Plotting code records:

— start —

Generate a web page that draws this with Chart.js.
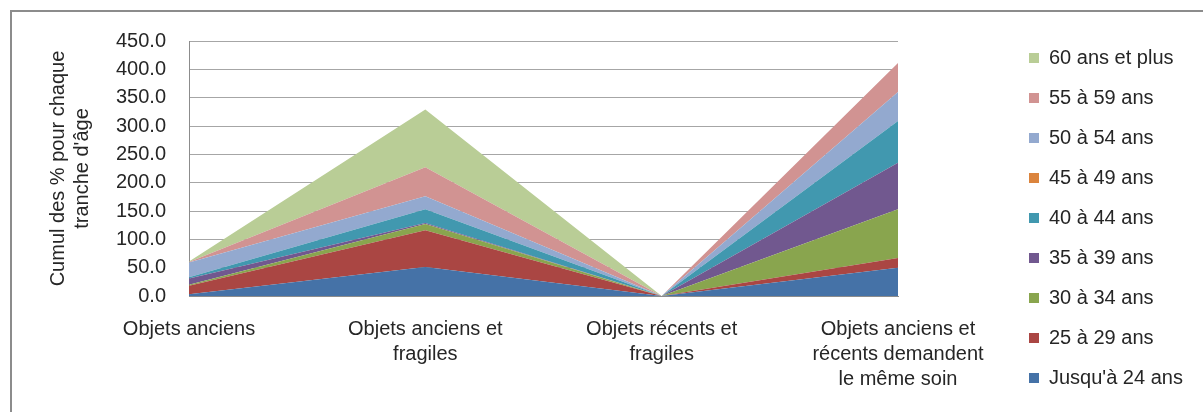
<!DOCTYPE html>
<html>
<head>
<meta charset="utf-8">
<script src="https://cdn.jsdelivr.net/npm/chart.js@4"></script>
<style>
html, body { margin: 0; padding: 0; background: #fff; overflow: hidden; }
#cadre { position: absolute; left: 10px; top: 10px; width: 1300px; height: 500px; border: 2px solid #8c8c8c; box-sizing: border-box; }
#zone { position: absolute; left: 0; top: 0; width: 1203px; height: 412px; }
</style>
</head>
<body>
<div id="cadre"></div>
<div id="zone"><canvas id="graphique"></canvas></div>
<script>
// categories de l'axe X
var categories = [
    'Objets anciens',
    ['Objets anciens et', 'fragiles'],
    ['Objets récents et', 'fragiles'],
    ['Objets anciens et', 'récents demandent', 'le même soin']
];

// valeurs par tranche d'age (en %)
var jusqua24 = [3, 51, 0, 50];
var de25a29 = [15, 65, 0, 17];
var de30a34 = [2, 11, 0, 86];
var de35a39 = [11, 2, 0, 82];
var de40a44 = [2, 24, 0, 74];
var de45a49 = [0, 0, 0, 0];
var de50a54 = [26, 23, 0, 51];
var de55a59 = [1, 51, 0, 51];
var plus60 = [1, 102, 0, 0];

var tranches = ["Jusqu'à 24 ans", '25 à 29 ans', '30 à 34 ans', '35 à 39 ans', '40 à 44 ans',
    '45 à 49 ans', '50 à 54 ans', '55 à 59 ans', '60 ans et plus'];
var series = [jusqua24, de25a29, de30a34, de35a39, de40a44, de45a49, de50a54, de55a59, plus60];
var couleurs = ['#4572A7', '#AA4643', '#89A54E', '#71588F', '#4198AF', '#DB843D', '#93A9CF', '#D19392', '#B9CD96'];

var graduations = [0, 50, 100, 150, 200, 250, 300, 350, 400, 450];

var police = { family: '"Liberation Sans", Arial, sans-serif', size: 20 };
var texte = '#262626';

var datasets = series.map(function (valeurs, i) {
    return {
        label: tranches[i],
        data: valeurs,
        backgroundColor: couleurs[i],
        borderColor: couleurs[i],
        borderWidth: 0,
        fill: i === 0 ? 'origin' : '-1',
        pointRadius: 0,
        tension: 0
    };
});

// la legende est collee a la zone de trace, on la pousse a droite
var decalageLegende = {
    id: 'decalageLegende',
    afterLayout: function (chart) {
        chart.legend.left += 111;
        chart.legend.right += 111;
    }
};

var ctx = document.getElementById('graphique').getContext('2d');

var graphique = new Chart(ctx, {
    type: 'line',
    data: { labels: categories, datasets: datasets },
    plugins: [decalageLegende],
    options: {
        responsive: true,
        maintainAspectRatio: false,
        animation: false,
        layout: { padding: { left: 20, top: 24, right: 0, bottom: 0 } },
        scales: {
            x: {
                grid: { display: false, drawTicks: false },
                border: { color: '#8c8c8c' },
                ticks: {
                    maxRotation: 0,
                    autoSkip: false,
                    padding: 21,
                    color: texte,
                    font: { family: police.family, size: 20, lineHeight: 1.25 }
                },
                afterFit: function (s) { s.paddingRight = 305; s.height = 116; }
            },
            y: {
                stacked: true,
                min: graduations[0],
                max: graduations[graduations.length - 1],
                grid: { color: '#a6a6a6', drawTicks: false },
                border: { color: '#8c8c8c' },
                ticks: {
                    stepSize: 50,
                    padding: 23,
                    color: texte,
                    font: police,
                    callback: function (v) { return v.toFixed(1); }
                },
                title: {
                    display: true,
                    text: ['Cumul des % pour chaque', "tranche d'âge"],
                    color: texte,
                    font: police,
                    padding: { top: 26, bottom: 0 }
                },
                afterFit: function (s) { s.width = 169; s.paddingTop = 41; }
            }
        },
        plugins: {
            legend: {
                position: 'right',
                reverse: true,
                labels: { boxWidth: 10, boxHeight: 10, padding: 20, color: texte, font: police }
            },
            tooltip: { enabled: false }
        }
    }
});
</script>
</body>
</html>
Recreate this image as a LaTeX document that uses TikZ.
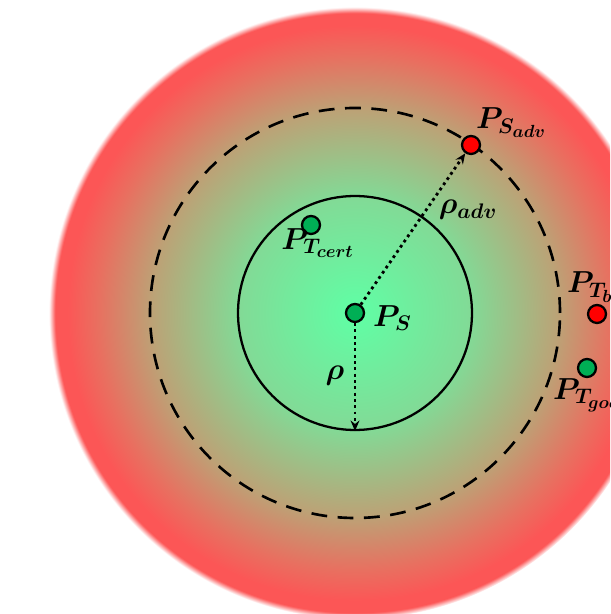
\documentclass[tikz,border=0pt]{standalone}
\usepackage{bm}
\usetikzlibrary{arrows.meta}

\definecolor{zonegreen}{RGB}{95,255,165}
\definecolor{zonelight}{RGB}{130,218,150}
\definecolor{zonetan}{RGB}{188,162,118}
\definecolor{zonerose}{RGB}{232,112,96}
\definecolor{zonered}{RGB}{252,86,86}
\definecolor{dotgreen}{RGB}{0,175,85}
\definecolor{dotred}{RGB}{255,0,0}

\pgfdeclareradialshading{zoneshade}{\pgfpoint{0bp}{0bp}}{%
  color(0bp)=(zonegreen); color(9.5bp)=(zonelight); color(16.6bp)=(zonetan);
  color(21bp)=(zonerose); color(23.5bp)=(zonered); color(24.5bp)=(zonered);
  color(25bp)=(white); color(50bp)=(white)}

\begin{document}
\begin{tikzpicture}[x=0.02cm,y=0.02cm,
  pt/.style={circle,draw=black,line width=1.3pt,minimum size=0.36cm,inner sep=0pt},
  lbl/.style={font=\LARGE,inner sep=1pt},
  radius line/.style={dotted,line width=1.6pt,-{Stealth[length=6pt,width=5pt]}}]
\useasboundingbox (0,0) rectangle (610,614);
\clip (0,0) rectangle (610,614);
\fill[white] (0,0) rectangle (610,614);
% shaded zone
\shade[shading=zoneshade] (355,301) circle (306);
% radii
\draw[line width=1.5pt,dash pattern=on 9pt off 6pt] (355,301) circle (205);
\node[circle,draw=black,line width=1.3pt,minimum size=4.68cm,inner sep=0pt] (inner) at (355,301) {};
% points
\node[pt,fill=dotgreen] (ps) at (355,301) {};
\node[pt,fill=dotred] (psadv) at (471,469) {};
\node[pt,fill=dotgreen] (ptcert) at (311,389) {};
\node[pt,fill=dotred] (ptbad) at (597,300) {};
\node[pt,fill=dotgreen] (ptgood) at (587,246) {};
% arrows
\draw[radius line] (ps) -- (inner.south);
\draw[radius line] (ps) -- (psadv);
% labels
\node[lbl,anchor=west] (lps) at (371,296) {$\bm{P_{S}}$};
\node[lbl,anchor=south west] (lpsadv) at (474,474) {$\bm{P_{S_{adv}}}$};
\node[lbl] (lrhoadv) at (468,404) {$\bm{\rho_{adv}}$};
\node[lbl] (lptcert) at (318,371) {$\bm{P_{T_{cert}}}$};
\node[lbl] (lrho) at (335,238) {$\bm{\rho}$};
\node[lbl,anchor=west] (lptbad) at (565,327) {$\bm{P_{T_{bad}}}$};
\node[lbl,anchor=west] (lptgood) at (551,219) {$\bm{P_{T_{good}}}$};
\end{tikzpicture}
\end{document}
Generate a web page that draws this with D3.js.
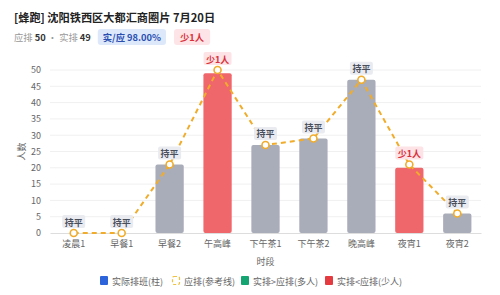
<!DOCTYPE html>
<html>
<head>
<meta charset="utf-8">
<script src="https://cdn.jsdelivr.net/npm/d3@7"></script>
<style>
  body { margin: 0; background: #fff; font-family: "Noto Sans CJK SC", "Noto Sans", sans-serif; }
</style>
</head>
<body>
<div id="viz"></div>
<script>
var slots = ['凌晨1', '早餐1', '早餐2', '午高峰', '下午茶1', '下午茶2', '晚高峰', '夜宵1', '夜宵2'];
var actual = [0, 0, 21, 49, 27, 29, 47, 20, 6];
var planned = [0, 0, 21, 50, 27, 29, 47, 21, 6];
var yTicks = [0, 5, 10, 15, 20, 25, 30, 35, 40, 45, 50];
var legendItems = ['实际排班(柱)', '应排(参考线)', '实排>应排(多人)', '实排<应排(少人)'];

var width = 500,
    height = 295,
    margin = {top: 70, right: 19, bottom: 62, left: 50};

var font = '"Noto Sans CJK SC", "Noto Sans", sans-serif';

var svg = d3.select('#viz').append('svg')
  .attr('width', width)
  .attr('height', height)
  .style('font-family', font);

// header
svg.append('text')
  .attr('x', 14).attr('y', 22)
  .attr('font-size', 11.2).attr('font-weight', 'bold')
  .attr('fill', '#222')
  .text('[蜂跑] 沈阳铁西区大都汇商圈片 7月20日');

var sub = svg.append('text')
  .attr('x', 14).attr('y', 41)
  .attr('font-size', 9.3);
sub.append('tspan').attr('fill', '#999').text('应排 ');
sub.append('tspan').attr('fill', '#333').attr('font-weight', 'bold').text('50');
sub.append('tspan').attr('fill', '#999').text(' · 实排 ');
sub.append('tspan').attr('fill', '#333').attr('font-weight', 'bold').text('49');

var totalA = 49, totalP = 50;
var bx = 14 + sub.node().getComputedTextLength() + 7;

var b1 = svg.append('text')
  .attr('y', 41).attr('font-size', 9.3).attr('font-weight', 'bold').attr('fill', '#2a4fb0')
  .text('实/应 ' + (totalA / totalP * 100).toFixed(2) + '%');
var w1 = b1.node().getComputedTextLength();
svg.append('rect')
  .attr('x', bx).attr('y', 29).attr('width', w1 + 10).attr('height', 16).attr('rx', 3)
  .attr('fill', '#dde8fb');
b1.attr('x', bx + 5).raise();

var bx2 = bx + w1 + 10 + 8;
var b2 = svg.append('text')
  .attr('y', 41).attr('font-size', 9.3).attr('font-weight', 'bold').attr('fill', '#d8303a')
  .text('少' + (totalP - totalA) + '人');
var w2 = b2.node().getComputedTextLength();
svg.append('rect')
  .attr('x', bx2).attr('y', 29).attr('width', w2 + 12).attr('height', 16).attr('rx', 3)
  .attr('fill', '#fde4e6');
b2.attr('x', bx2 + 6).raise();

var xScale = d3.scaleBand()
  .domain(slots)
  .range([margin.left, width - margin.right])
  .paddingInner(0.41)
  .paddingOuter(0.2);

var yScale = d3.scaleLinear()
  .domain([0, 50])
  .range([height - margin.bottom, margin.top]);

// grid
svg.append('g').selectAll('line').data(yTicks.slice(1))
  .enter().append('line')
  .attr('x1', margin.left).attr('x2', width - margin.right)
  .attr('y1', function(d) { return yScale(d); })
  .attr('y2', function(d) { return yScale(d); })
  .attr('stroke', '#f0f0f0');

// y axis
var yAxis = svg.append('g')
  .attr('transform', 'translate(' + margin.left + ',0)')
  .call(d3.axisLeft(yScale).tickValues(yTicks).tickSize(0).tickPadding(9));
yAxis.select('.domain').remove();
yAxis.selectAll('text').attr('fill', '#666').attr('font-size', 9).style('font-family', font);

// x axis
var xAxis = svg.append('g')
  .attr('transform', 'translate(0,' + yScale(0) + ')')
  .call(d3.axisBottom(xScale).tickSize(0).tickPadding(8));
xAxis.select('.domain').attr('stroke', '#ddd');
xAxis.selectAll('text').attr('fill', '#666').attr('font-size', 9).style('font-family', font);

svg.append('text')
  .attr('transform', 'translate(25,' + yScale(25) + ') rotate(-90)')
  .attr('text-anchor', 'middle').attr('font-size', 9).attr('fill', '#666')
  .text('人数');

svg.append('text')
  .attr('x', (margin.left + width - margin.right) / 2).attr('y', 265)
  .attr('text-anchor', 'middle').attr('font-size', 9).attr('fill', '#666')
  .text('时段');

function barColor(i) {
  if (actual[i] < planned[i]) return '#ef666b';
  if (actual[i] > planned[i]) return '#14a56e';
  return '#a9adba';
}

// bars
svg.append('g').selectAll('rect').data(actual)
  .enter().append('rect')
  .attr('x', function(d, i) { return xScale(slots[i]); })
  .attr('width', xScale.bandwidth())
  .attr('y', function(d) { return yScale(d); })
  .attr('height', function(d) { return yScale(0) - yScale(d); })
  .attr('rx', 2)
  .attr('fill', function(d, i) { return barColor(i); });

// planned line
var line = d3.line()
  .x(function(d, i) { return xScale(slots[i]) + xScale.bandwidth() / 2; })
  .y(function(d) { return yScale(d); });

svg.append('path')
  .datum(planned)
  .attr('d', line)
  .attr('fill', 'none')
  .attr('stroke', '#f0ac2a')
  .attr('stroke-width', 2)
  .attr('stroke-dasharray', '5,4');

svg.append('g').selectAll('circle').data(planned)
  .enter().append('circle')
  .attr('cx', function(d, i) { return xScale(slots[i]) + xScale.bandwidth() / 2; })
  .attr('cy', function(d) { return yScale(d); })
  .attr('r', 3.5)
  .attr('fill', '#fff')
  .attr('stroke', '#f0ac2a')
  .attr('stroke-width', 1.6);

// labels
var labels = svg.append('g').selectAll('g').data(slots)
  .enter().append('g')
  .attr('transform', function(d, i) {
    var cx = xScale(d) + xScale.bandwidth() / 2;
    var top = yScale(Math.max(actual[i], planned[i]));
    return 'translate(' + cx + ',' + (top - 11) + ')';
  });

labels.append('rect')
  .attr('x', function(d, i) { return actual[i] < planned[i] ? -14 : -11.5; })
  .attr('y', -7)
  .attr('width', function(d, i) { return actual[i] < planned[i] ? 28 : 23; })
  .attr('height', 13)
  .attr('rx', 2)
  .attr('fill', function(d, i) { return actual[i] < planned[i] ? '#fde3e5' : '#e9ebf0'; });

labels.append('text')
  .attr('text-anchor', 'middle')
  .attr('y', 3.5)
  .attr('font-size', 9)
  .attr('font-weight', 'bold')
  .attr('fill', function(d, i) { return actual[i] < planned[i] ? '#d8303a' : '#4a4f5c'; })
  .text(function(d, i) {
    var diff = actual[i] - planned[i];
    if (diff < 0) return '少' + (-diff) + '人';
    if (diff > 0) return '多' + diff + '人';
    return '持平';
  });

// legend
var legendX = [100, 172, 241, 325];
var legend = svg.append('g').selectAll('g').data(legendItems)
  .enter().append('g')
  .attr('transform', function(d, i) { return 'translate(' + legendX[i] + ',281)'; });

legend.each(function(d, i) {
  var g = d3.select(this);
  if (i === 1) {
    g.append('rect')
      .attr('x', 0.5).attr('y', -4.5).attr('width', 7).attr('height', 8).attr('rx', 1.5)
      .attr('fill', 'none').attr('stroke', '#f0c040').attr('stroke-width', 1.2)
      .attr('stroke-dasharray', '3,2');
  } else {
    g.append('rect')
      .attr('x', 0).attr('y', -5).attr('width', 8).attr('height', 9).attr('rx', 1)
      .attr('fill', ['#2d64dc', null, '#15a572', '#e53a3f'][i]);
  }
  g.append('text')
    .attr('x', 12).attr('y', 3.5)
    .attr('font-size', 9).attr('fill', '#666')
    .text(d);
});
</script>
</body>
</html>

— end —

Exercise> Tally the lines holding the string "that" and give only the count.

Response> 3